Article 8. Disputes between the Contracting Parties

(1) Any dispute between the Contracting Parties concerning the interpretation or application of this Agreement shall, if possible, be settled by negotiations between the Governments of the two Contracting Parties.

(2) If the dispute cannot thus be settled within six months, following the date on which such negotiations were requested by either Contracting Party, it shall at the request of either Contracting Party be submitted to an arbitration tribunal.

(3) The arbitration tribunal shall be set up from case to case, each Contracting Party appointing one member. These two members shall then agree upon a national of a third State as their chairman, to be appointed by the Governments of the two Contracting Parties. The members shall be appointed within two months, and the chairman within four months, from the date either Contracting Party has advised the other Contracting Party of its wish to submit the dispute to an arbitration tribunal.

(4) If the time limits referred to in Paragraph (3) of this Article have not been complied with, either Contracting Party may, in the absence of any other relevant arrangement, invite the President of the International Court of Justice to make the necessary appointments.

(5) If the President of the International Court of Justice is prevented from discharging the function provided for in Paragraph (4) of this Article or is a national of either Contracting Party, the Vice-President shall be invited to make the necessary appointments. If the Vice-President is prevented from discharging the said function or is a national of either Contracting Party, the most senior member of the Court who is not incapacitated or a national of either Contracting Party shall be invited to make the necessary appointments.

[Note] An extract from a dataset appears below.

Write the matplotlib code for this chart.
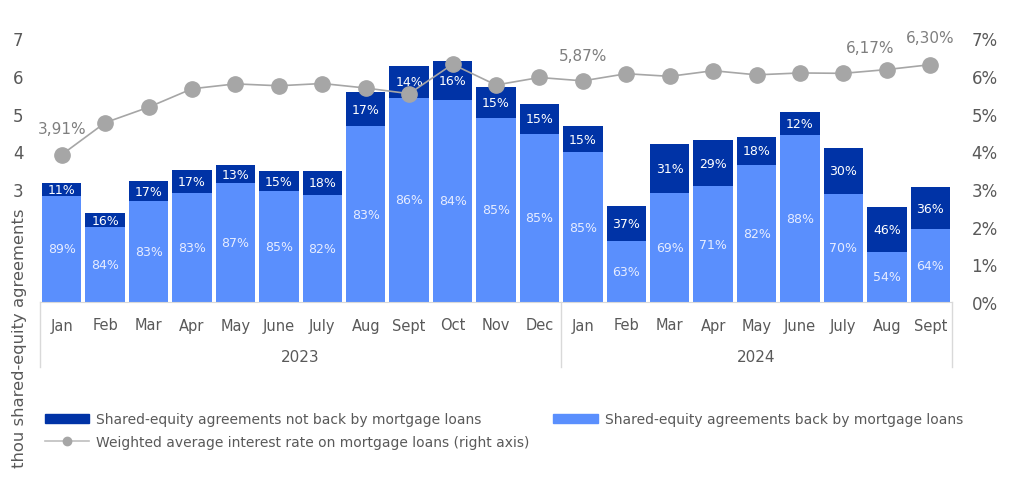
import numpy as np
import matplotlib
matplotlib.use("Agg")
import matplotlib.pyplot as plt
from matplotlib.patches import Patch
from matplotlib.lines import Line2D
import matplotlib.transforms as mtransforms

# Data (thousands of agreements)
months = ["Jan", "Feb", "Mar", "Apr", "May", "June", "July", "Aug", "Sept", "Oct", "Nov", "Dec",
          "Jan", "Feb", "Mar", "Apr", "May", "June", "July", "Aug", "Sept"]
years = ["2023", "2024"]
year_len = [12, 9]
backed = [2.82, 2.00, 2.67, 2.90, 3.15, 2.94, 2.85, 4.67, 5.42, 5.37, 4.89, 4.47,
          3.97, 1.63, 2.90, 3.07, 3.63, 4.42, 2.87, 1.34, 1.94]
not_backed = [0.35, 0.35, 0.53, 0.60, 0.48, 0.53, 0.62, 0.90, 0.85, 1.02, 0.83, 0.79,
              0.69, 0.91, 1.29, 1.22, 0.76, 0.62, 1.22, 1.18, 1.10]
backed_pct = [89, 84, 83, 83, 87, 85, 82, 83, 86, 84, 85, 85, 85, 63, 69, 71, 82, 88, 70, 54, 64]
not_backed_pct = [11, 16, 17, 17, 13, 15, 18, 17, 14, 16, 15, 15, 15, 37, 31, 29, 18, 12, 30, 46, 36]
rate = [3.91, 4.76, 5.17, 5.66, 5.79, 5.74, 5.80, 5.68, 5.53, 6.31, 5.76, 5.96,
        5.87, 6.06, 5.99, 6.14, 6.03, 6.08, 6.07, 6.17, 6.30]
rate_labels = {0: (0, 26), 12: (0, 25), 19: (-17, 22), 20: (0, 27)}

dark = "#0033a6"
light = "#5a8ffd"
grey = "#a6a6a6"
txt = "#595959"

plt.rcParams["font.family"] = "DejaVu Sans"

fig = plt.figure(figsize=(10.24, 4.85), dpi=100)
ax = fig.add_axes([40 / 1024, 1 - 303 / 485, 912 / 1024, (303 - 39.3) / 485])
x = np.arange(len(months))

ax.bar(x, backed, width=0.91, color=light, zorder=2)
ax.bar(x, not_backed, width=0.91, bottom=backed, color=dark, zorder=2)
for i in x:
    ax.text(i, backed[i] / 2, f"{backed_pct[i]}%", ha="center", va="center",
            color="#e6ecff", fontsize=9)
    ax.text(i, backed[i] + not_backed[i] / 2, f"{not_backed_pct[i]}%", ha="center",
            va="center", color="white", fontsize=9)

ax.set_xlim(-0.5, len(months) - 0.5)
ax.set_ylim(0, 7)
ax.set_yticks([3, 4, 5, 6, 7])
ax.tick_params(axis="y", length=0, labelsize=12, labelcolor=txt, pad=12)
ax.set_xticks([])
for s in ["top", "right", "left"]:
    ax.spines[s].set_visible(False)
ax.spines["bottom"].set_color("#d9d9d9")

# category labels and year grouping
trans = mtransforms.blended_transform_factory(ax.transData, fig.transFigure)
for i, m in enumerate(months):
    ax.text(i, 1 - 326 / 485, m, transform=trans, ha="center", va="center",
            fontsize=10.5, color=txt)
start = -0.5
edges = [start]
for y, n in zip(years, year_len):
    ax.text(start + n / 2, 1 - 357 / 485, y, transform=trans, ha="center", va="center",
            fontsize=11, color=txt)
    start += n
    edges.append(start)
for e in edges:
    ax.plot([e, e], [1 - 303 / 485, 1 - 368 / 485], transform=trans, color="#d9d9d9",
            lw=1, clip_on=False)

ax2 = ax.twinx()
ax2.plot(x, rate, color=grey, lw=1.2, marker="o", ms=11, markerfacecolor=grey,
         markeredgecolor=grey, zorder=3)
ax2.set_ylim(0, 7)
ax2.set_yticks(range(0, 8))
ax2.set_yticklabels([f"{v}%" for v in range(0, 8)])
ax2.tick_params(axis="y", length=0, labelsize=12, labelcolor=txt, pad=14)
for s in ax2.spines.values():
    s.set_visible(False)
for i, off in rate_labels.items():
    ax2.annotate(f"{rate[i]:.2f}%".replace(".", ","), (i, rate[i]), xytext=off,
                 textcoords="offset pixels", ha="center", va="center",
                 fontsize=11, color="#7f7f7f")

fig.text(20 / 1024, 1 - 338 / 485, "thou shared-equity agreements", rotation=90,
         ha="center", va="center", fontsize=11.8, color=txt)

handles = [Patch(color=dark), Line2D([0], [0], color="#bfbfbf", lw=1.2, marker="o",
                                      ms=6, markerfacecolor=grey, markeredgecolor=grey),
           Patch(color=light)]
labels = ["Shared-equity agreements not back by mortgage loans",
          "Weighted average interest rate on mortgage loans (right axis)",
          "Shared-equity agreements back by mortgage loans"]
fig.legend(handles, labels, ncol=2, loc="upper left", bbox_to_anchor=(45 / 1024, 1 - 413 / 485),
           frameon=False, fontsize=10, labelcolor=txt, handlelength=3.2, handleheight=0.6,
           handletextpad=0.5, columnspacing=1.7, labelspacing=0.65, borderaxespad=0,
           borderpad=0)

fig.savefig("out.png", dpi=100)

(6) The arbitration tribunal shall reach its decision by a majority of votes, the decision being final and binding on the Contracting Parties. Each Contracting Party shall bear the cost of the member appointed by that Contracting Party as well as the costs for its representation in the arbitration proceedings; the cost of the chairman as well as any other costs shall be borne in equal parts by the two Contracting Parties. The arbitration tribunal may, however, in its decision direct that a higher proportion of costs shall be borne by one of the Contracting Parties. In all other respects, the procedure of the arbitration tribunal shall be determined by the tribunal itself.

Article 9. Application of the Agreement

(1) This Agreement shall apply to all investments, whether made before or after its entry into force, but shall not apply to any dispute concerning an investment which arose, or any claim concerning an investment which was settled, before its entry into force.

(2) This Agreement shall in no way restrict the rights and benefits which an investor of one Contracting Party enjoys under national or international law in the territory of the other Contracting Party.

Article 10. Entry Into Force, Duration and Termination

(1) The Contracting Parties shall notify each other when the constitutional requirements for the entry into force of this Agreement have been fulfilled. The Agreement shall enter into force on the first day of the second month after the receipt of the latter notification.

(2) This Agreement shall remain in force for a period of twenty years. Thereafter it shall remain in force until the expiration of twelve months from the date that either Contracting Party in writing notifies the other Contracting Party of its decision to terminate this Agreement.

(3) In respect of investments made prior to the date when the notice of termination of this Agreement becomes effective, the provisions of Articles 1 to 9 shall remain in force for a further period of twenty years from that date.

Conclusion

In witness whereof the undersigned, duly authorized to this effect, have signed this Agreement.

Done at Stockholm on 31 March 1995 in duplicate in the Swedish, in the Albanian and the English languages, the three texts being equally authentic. In case of divergency of interpretation the English text shall prevail.